Day 6 — Hangda – Daodao Valley – Reti Campsite (4,180 m)
We follow the Daodao valley deeper into the massif and climb to Reti at about 4,180 metres, the air thinner now.
Day 7 — Reti – Yele Valley – Pass (4,980 m) – Gemu village (3,820 m)
The big day. Up the Yele valley to the high point of the whole route, a pass around 4,980 metres often paved in loose rock, then a long descent to Gemu village at roughly 3,820 metres.
Day 8 — Gemu – Hagala Pass (4,790 m) – Anjiu village (4,200 m) – Litang
One more pass — Hagala at about 4,790 metres — down to Anjiu at around 4,200 metres, and out by road to Litang.

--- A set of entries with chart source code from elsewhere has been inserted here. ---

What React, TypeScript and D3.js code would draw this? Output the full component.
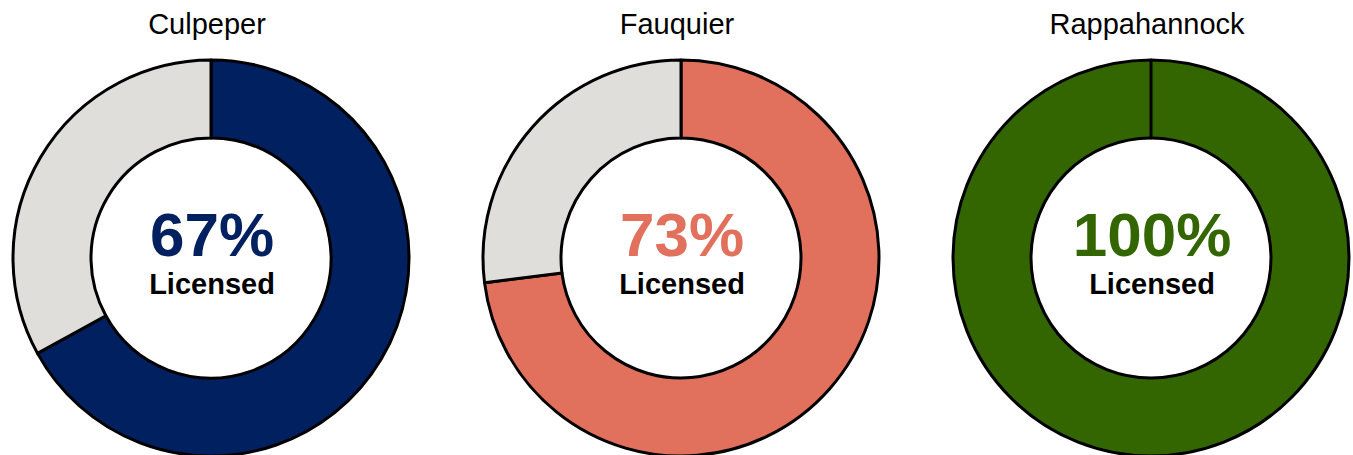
import React from "react";
import * as d3 from "d3";

const counties = ["Culpeper", "Fauquier", "Rappahannock"];
const licensedPct = [67, 73, 100];
const sliceColors = ["#002060", "#E1705D", "#336600"];
const remainderColor = "#E0DEDB";
const centerLabel = "Licensed";

const W = 1353;
const H = 455;

export default function App() {
  const x = d3.scalePoint<string>().domain(counties).range([211, 1151]);
  const cy = 258;
  const outerR = 198;
  const innerR = 120;
  const pie = d3.pie<number>().sort(null).value((d) => d);
  const arc = d3.arc<d3.PieArcDatum<number>>().innerRadius(innerR).outerRadius(outerR);
  const font = "Arial, 'Liberation Sans', sans-serif";

  return (
    <svg
      width={W}
      height={H}
      style={{ position: "absolute", left: 0, top: 0, display: "block" }}
      fontFamily={font}
    >
      {counties.map((name, i) => {
        const cx = x(name) as number;
        const arcs = pie([licensedPct[i], 100 - licensedPct[i]]);
        return (
          <g key={name}>
            <text x={cx - 4} y={34} textAnchor="middle" fontSize={29} fill="#000">
              {name}
            </text>
            <g transform={`translate(${cx},${cy})`}>
              {arcs.map((a, j) => (
                <path
                  key={j}
                  d={arc(a) || ""}
                  fill={j === 0 ? sliceColors[i] : remainderColor}
                  stroke="#000"
                  strokeWidth={3}
                  strokeLinejoin="round"
                />
              ))}
              <text
                x={1}
                y={-2}
                textAnchor="middle"
                fontSize={62}
                fontWeight="bold"
                fill={sliceColors[i]}
              >
                {`${licensedPct[i]}%`}
              </text>
              <text x={1} y={36} textAnchor="middle" fontSize={29} fontWeight="bold" fill="#000">
                {centerLabel}
              </text>
            </g>
          </g>
        );
      })}
    </svg>
  );
}
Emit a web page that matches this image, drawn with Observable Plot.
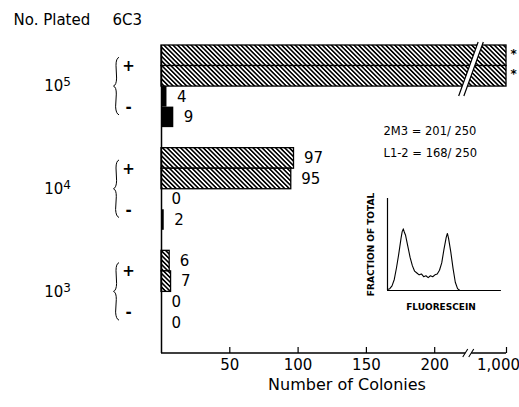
<!DOCTYPE html>
<html>
<head>
<meta charset="utf-8">
<script src="https://cdn.jsdelivr.net/npm/d3@7"></script>
<script src="https://cdn.jsdelivr.net/npm/@observablehq/plot@0.6"></script>
<style>
  body { margin: 0; background: #fff; }
  #wrap { position: relative; width: 519px; height: 407px; }
  #inset { position: absolute; left: 355px; top: 120px; }
</style>
</head>
<body>
<div id="wrap"><div id="main"></div><div id="inset"></div></div>
<script>
// ---- data ----
const plated = ["10⁵", "10⁴", "10³"];
const treatment = ["+", "+", "-", "-"];
const colonies1e5 = [1000, 1000, 4, 9];
const colonies1e4 = [97, 95, 0, 2];
const colonies1e3 = [6, 7, 0, 0];
const offScale = 1000;                 // bars marked with * (off scale)
const xTicks = [50, 100, 150, 200];
const xTickFar = [1000];
const xBreak = [222, 985];             // axis break
const xEnd = 1000;
const headers = ["No. Plated", "6C3"];
const xTitle = ["Number of Colonies"];
const cloneLines = ["2M3 = 201/ 250", "L1-2 = 168/ 250"];
const fluorescein = [0, 2, 4, 6, 8, 10, 12, 13, 14, 15, 16, 18, 20, 22, 24, 26, 28, 30, 32, 34, 36, 38, 40, 42, 44, 46, 48, 50, 52, 53, 54, 56, 58, 60, 62, 64, 100];
const fractionOfTotal = [0.01, 0.02, 0.05, 0.12, 0.25, 0.40, 0.57, 0.64, 0.67, 0.63, 0.60, 0.48, 0.36, 0.27, 0.21, 0.19, 0.17, 0.18, 0.15, 0.16, 0.14, 0.16, 0.15, 0.17, 0.18, 0.22, 0.30, 0.45, 0.58, 0.62, 0.57, 0.42, 0.24, 0.09, 0.02, 0, 0];

// ---- derived tables ----
const series = [colonies1e5, colonies1e4, colonies1e3];
const perGroup = treatment.length + 1;
const rows = series.flatMap((vals, g) => vals.map((v, r) => ({
  group: plated[g], sign: treatment[r], value: v, slot: g * perGroup + r,
  label: v >= offScale ? "*" : String(v)
})));
const groupRows = plated.map((p, g) => ({label: p, slot: g * perGroup + treatment.length / 2, first: g * perGroup, last: g * perGroup + treatment.length}));
const signRows = plated.flatMap((p, g) => ["+", "-"].map((s, k) => ({label: s, slot: g * perGroup + 1 + 2 * k})));
const hist = fluorescein.map((c, i) => ({c, f: fractionOfTotal[i]}));

const W = 519, H = 407, mL = 161, mR = 13, mT = 45, mB = 54;
const k = 1.366; // px per colony on the linear part

const hatchDefs = () => {
  const defs = d3.create("svg:defs");
  const p = defs.append("pattern").attr("id", "hatch").attr("patternUnits", "userSpaceOnUse")
    .attr("width", 3.2).attr("height", 3.2).attr("patternTransform", "rotate(-45)");
  p.append("rect").attr("width", 3.2).attr("height", 3.2).attr("fill", "white");
  p.append("rect").attr("width", 1.6).attr("height", 3.2).attr("fill", "black");
  return defs.node();
};

const breakMark = (index, scales, values, dims) => {
  const g = d3.create("svg:g").attr("fill", "none").attr("stroke", "black").attr("stroke-width", 1.2);
  const xc = (scales.x(xBreak[0]) + scales.x(xBreak[1])) / 2;
  const over = rows.filter(d => d.value >= offScale);
  const s0 = d3.min(over, d => d.slot), s1 = d3.max(over, d => d.slot) + 1;
  const yTop = scales.y(s0) - 3, yBot = scales.y(s1) + 10, ym = (scales.y(s0) + scales.y(s1)) / 2;
  const X = (y, off) => xc + 4 - 0.36 * (y - ym) + off;
  g.append("path").attr("fill", "white").attr("stroke", "none")
    .attr("d", `M${X(yTop,-2.6)},${yTop}L${X(yTop,2.6)},${yTop}L${X(yBot,2.6)},${yBot}L${X(yBot,-2.6)},${yBot}Z`);
  g.append("path").attr("d", `M${X(yTop,-2.6)},${yTop}L${X(yBot,-2.6)},${yBot}M${X(yTop,2.6)},${yTop}L${X(yBot,2.6)},${yBot}`);
  const ya = dims.height - dims.marginBottom;
  g.append("path").attr("stroke-width", 1.4)
    .attr("d", `M${scales.x(0)},${ya}L${xc - 3},${ya}M${xc + 3},${ya}L${scales.x(xEnd)},${ya}`);
  g.append("path").attr("stroke-width", 1.1)
    .attr("d", `M${xc - 5.5},${ya + 4}L${xc - 0.5},${ya - 4}M${xc + 0.5},${ya + 4}L${xc + 5.5},${ya - 4}`);
  return g.node();
};

// thin curly braces grouping the +/- rows of each plating density
const braceMark = (index, scales, values, dims) => {
  const g = d3.create("svg:g").attr("fill", "none").attr("stroke", "black").attr("stroke-width", 1);
  const x0 = dims.marginLeft - 45;
  for (const d of groupRows) {
    const t = scales.y(d.first + 0.6), b = scales.y(d.last - 0.6), m = scales.y(d.slot);
    g.append("path").attr("d",
      `M${x0 + 3},${t}Q${x0},${t + 1} ${x0},${t + 8}` +
      `L${x0 + 0.6},${m - 8}Q${x0 + 0.4},${m - 1} ${x0 - 2.5},${m}` +
      `Q${x0 + 0.4},${m + 1} ${x0 + 0.3},${m + 8}` +
      `L${x0 - 0.4},${b - 8}Q${x0},${b - 1} ${x0 + 3},${b}`);
  }
  return g.node();
};

const main = Plot.plot({
  width: W, height: H,
  marginTop: mT, marginBottom: mB, marginLeft: mL, marginRight: mR,
  x: {type: "linear", domain: [0, xBreak[0], xBreak[1], xEnd], range: [mL, mL + xBreak[0] * k, mL + xBreak[0] * k + 8, W - mR]},
  y: {type: "linear", domain: [0, perGroup * plated.length], range: [mT, H - mB], axis: null},
  style: {fontFamily: "DejaVu Sans", fontSize: "15px", color: "black", background: "white"},
  marks: [
    hatchDefs,
    Plot.rect(rows.filter(d => d.sign === "+" && d.value > 0), {x1: 0, x2: "value", y1: "slot", y2: d => d.slot + 1, fill: "url(#hatch)", stroke: "black", strokeWidth: 1.3}),
    Plot.rect(rows.filter(d => d.sign === "-" && d.value > 0), {x1: 0, x2: "value", y1: "slot", y2: d => d.slot + 1, fill: "black"}),
    breakMark,
    braceMark,
    Plot.ruleX([0], {strokeWidth: 1.5}),
    Plot.axisX([...xTicks, ...xTickFar], {tickSize: -6, fill: "none", label: null, strokeWidth: 1.2}),
    Plot.axisX(xTicks, {tickSize: 0, tickPadding: 6, stroke: "none", label: null, fontSize: 15}),
    Plot.axisX(xTickFar, {tickSize: 0, tickPadding: 6, stroke: "none", label: null, fontSize: 15, tickFormat: d3.format(","), dx: -8}),
    Plot.text(rows.filter(d => d.value < offScale), {x: "value", y: d => d.slot + 0.5, text: "label", textAnchor: "start", dx: 10, fontSize: 15}),
    Plot.text(rows.filter(d => d.value >= offScale), {x: "value", y: d => d.slot + 0.5, text: "label", textAnchor: "start", dx: 4, dy: -2, fontSize: 12, fontWeight: "bold"}),
    Plot.text(groupRows, {y: "slot", text: "label", frameAnchor: "left", dx: -104, textAnchor: "middle", fontSize: 15}),
    Plot.text(signRows, {y: "slot", text: "label", frameAnchor: "left", dx: -33, textAnchor: "middle", fontSize: 15, fontWeight: "bold"}),
    Plot.text([headers[0]], {frameAnchor: "top-left", dx: -148, dy: -25, textAnchor: "start", lineAnchor: "middle", fontSize: 15}),
    Plot.text([headers[1]], {frameAnchor: "top-left", dx: -49, dy: -25, textAnchor: "start", lineAnchor: "middle", fontSize: 15}),
    Plot.text(xTitle, {frameAnchor: "bottom", dx: 13, dy: 36, fontSize: 16})
  ]
});
// superscript exponent as a raised tspan
const supMap = {"⁵": "5", "⁴": "4", "³": "3"};
d3.select(main).selectAll("text").filter(function() { return /^10[⁵⁴³]$/.test(this.textContent); })
  .each(function() {
    const e = supMap[this.textContent[2]];
    const sel = d3.select(this);
    sel.text("10");
    sel.append("tspan").attr("dy", "-0.42em").attr("font-size", "0.8em").text(e);
  });
document.getElementById("main").appendChild(main);

const inset = Plot.plot({
  width: 155, height: 200,
  marginLeft: 32, marginRight: 10, marginTop: 78, marginBottom: 30,
  x: {domain: [0, 100], axis: null},
  y: {domain: [0, 1], axis: null},
  style: {fontFamily: "DejaVu Sans", color: "black", background: "transparent"},
  marks: [
    Plot.ruleX([0], {strokeWidth: 1.2}),
    Plot.ruleY([0], {strokeWidth: 1.2}),
    Plot.line(hist, {x: "c", y: "f", stroke: "black", strokeWidth: 1.1}),
    Plot.text(["FRACTION OF TOTAL"], {frameAnchor: "left", dx: -16, rotate: -90, textAnchor: "middle", fontSize: 9, fontWeight: "bold"}),
    Plot.text(["FLUORESCEIN"], {frameAnchor: "bottom", dy: 19, dx: -3, fontSize: 9, fontWeight: "bold"}),
    Plot.text([cloneLines.join("\n")], {frameAnchor: "top-left", dx: -4, dy: -79, textAnchor: "start", lineAnchor: "top", lineHeight: 1.9, fontSize: 11.5})
  ]
});
document.getElementById("inset").appendChild(inset);
</script>
</body>
</html>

Day 9 — Litang – Kangding – Chengdu
The long road home, unwinding the altitude in reverse, the basin warmth rising to meet us as we descend.

Know before you go
- When to come: July and August for the alpine flower bloom across the meadows and slopes — but this is also the western Sichuan rainy season, when a single day can swing through cloud, rain and sun. Early autumn brings more settled, clear weather and is the other good window. Either way, come ready for cold and wet.
- How hard: Challenging (4/5). You will spend almost the entire trek above 4,000 metres and cross several passes near and above 5,000 metres, with a high point around 4,980 metres. Altitude is the real risk here. We deliberately drive up from Chengdu's ~500 metres and sleep at progressively higher places — Litang and the camps — so the body can acclimatise; there is no flying straight into the high country. If you have any heart, lung or altitude-related condition, consult your doctor before committing.
- Guide or solo: Honestly, this is not a route to wander into alone. It is remote, the navigation across passes and braided valleys is not obvious, mobile signal is weak to absent in the inner valleys, and rescue is slow and far away. The trek is run by a licensed local operator with Tibetan guides who know the ground; Inglite supports foreign clients in English so language is not a barrier. The mountains have killed experienced climbers — going supported here is respect, not weakness.
FAQ
Do I need previous high-altitude experience? Prior trekking experience helps and basic fitness is essential, but the decisive factor is how your body handles altitude, not technical skill — there is no climbing or rope work. The graduated drive-up is built in precisely to give you the best chance of adapting.
How cold and wet will it get? Plan for sub-freezing nights at the high camps even in summer, and for rain or sleet at any time in July–August. Waterproof layers and protection against hypothermia matter as much as warmth; early autumn is drier but still cold up high.
Is there phone signal or electricity along the way? Expect little to none in the inner valleys around the monastery and the high camps. The area is remote and, by a 2019 account, largely off-grid, though roads and development are advancing quickly, so coverage may differ season to season. Treat the trek as genuinely disconnected and tell people at home you will be out of contact.
What about altitude sickness — what if it hits me? It is the most common problem on this route. The itinerary's slow ascent profile is the first defence; beyond that, your guide watches the group, and the only reliable treatment for serious symptoms is descent, which is why being on a supported trip in this terrain matters.
Can I see the Eye of Genyen and the wildflowers on the same trip? The summer window gives the best chance of both — the flowers peak in July and August, and the Eye is a seasonal tarn that fills and greens up later in the season, so timing varies year to year. Early autumn trades some flowers for steadier skies.
Will I have time at the monasteries? The route passes the new Lenggu Monastery and crosses passes marked by prayer flags and cairns. These are active places of worship, not exhibits — walk clockwise, ask before photographing people, and give the sites the quiet they're owed.